Agent-I ReAct

Agentic AI can be very new to mathematicians: There’s no formula. To me it’s more like Linguistics or Epistemology. It’s different but effective.

Agents use a frozen (or slightly finetuned) LLM and build larger systems based on the simple but fundamental next-token prediction.

ReAct (Yao et al. 2022) should be a foundational paradigm to start with.
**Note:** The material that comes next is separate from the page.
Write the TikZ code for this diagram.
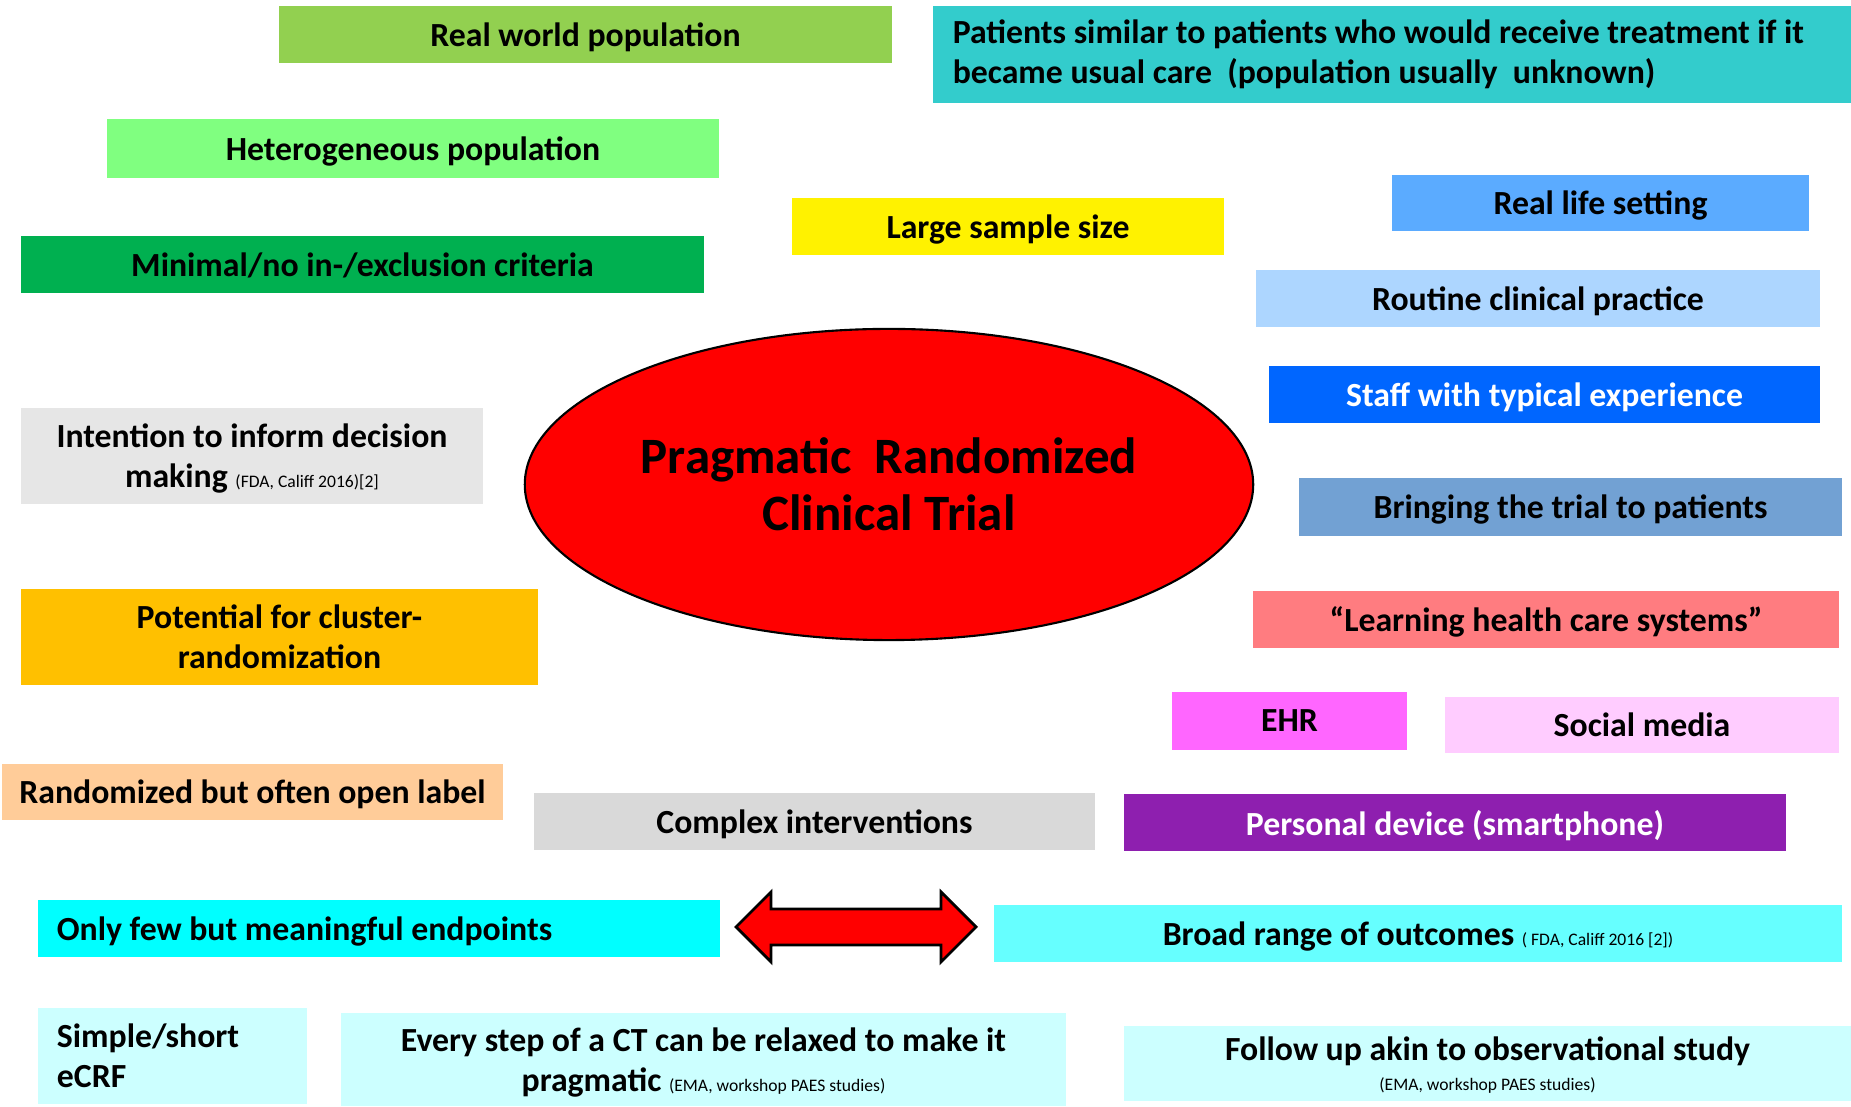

In a general framework, there is an observation space $\mathcal{O}$ or environment, a language space $\mathcal{L}$, an action space $\mathcal{A}$ (tool using), and others. The notations below are slightly different from the paper and I follow the examples therein. Of course this doesn’t matter.

Idea

For an action-only paradigm, given a prompt, the agent takes action $a_1\in\mathcal{A}$ (e.g. search keyword), receives observation $o_1\in\mathcal{O}$ (e.g. search results), and repeat. Let

\[c_t=(a_1,o_1,\cdots,a_{t-1},o_{t-1})\]

be the context. The key step is to find policy $\pi(a_t\mid c_t)$ deciding on the next action based on the context, which is very hard to learn.

ReAct extends the idea: Augment the action space

\[\hat{\mathcal{A}}=\mathcal{A}\sqcup\mathcal{L}.\]

Given a prompt, make a thought $\hat a_1\in \mathcal{L}\subset \hat{\mathcal{A}}$, takes action $a_1\in\mathcal{A}\subset \hat{\mathcal{A}}$, makes an observation $o_1\in\mathcal{O}$, and repeat. Now the context is

\[c_t = (\hat a_1, a_1,o_1,\cdots,\hat a_{t-1}, a_{t-1},o_{t-1}, \hat a_t).\]

It should be easier to find policy $\pi(a_t\mid c_t)$ given the thoughts.

there could be various types of useful thoughts, e.g. decomposing task goals and create action plans, injecting commonsense knowledge relevant to task solving, extracting important parts from observations, track progress and transit action plans, handle exceptions and adjust action plans, and so on.

As the name suggests, ReAct combines Reasoning (thoughts) and Acting.

Details

The action space consists of wiki API use.

search[entity] returns first 5 sentences on wiki. If not existed return top-5 similar entities.
lookup[string] similar to Ctrl+F
finish[answer] finish and report answer

Prompting

Manually compose ReAct-format trajectories as few-shot examples for a few cases (3-6 in paper).

Combining intertal and external knowledge

If ReAct fails to return an answer in given steps, switch to CoT (chain of thoughts, reasoning only without actions, so internal knowledge).

Finetuning

Finetune base-LLM with 3000 correct trajectories.